• **BRIEF**:
Extract the listing in its entirety, keeping each line identical to the original.

• **SUPPLIED MATERIAL**:
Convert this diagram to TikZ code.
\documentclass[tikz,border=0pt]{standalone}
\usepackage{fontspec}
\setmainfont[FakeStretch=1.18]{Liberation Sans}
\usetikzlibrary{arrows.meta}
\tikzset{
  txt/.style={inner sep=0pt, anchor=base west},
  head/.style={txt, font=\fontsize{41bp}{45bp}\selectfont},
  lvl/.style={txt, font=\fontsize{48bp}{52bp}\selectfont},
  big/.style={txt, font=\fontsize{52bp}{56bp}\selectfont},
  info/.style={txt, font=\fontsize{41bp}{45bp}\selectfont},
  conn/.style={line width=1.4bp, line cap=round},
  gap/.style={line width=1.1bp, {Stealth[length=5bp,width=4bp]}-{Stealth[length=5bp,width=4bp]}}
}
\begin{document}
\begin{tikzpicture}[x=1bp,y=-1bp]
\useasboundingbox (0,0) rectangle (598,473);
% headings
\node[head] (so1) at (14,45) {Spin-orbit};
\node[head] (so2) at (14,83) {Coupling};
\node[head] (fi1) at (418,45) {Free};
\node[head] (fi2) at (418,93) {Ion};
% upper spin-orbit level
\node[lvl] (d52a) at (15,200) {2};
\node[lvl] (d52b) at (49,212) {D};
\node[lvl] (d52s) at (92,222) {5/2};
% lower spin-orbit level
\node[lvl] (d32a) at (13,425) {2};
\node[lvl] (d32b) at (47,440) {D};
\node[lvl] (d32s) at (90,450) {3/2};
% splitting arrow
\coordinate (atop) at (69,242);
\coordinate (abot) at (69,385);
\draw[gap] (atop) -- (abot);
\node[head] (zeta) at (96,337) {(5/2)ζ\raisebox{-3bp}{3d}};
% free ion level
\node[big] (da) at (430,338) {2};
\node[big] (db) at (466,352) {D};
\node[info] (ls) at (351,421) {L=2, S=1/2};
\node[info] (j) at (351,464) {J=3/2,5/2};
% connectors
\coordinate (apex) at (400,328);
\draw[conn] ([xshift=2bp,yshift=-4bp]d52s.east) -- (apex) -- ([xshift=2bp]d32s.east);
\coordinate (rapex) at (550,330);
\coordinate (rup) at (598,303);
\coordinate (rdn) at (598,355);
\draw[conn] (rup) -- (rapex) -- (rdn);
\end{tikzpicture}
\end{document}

• **TASK RESULT**:
Convert this diagram to TikZ code.
\documentclass[tikz,border=0pt]{standalone}
\usepackage{fontspec}
\setmainfont[FakeStretch=1.18]{Liberation Sans}
\usetikzlibrary{arrows.meta}
\tikzset{
  txt/.style={inner sep=0pt, anchor=base west},
  head/.style={txt, font=\fontsize{41bp}{45bp}\selectfont},
  lvl/.style={txt, font=\fontsize{48bp}{52bp}\selectfont},
  big/.style={txt, font=\fontsize{52bp}{56bp}\selectfont},
  info/.style={txt, font=\fontsize{41bp}{45bp}\selectfont},
  conn/.style={line width=1.4bp, line cap=round},
  gap/.style={line width=1.1bp, {Stealth[length=5bp,width=4bp]}-{Stealth[length=5bp,width=4bp]}}
}
\begin{document}
\begin{tikzpicture}[x=1bp,y=-1bp]
\useasboundingbox (0,0) rectangle (598,473);
% headings
\node[head] (so1) at (14,45) {Spin-orbit};
\node[head] (so2) at (14,83) {Coupling};
\node[head] (fi1) at (418,45) {Free};
\node[head] (fi2) at (418,93) {Ion};
% upper spin-orbit level
\node[lvl] (d52a) at (15,200) {2};
\node[lvl] (d52b) at (49,212) {D};
\node[lvl] (d52s) at (92,222) {5/2};
% lower spin-orbit level
\node[lvl] (d32a) at (13,425) {2};
\node[lvl] (d32b) at (47,440) {D};
\node[lvl] (d32s) at (90,450) {3/2};
% splitting arrow
\coordinate (atop) at (69,242);
\coordinate (abot) at (69,385);
\draw[gap] (atop) -- (abot);
\node[head] (zeta) at (96,337) {(5/2)ζ\raisebox{-3bp}{3d}};
% free ion level
\node[big] (da) at (430,338) {2};
\node[big] (db) at (466,352) {D};
\node[info] (ls) at (351,421) {L=2, S=1/2};
\node[info] (j) at (351,464) {J=3/2,5/2};
% connectors
\coordinate (apex) at (400,328);
\draw[conn] ([xshift=2bp,yshift=-4bp]d52s.east) -- (apex) -- ([xshift=2bp]d32s.east);
\coordinate (rapex) at (550,330);
\coordinate (rup) at (598,303);
\coordinate (rdn) at (598,355);
\draw[conn] (rup) -- (rapex) -- (rdn);
\end{tikzpicture}
\end{document}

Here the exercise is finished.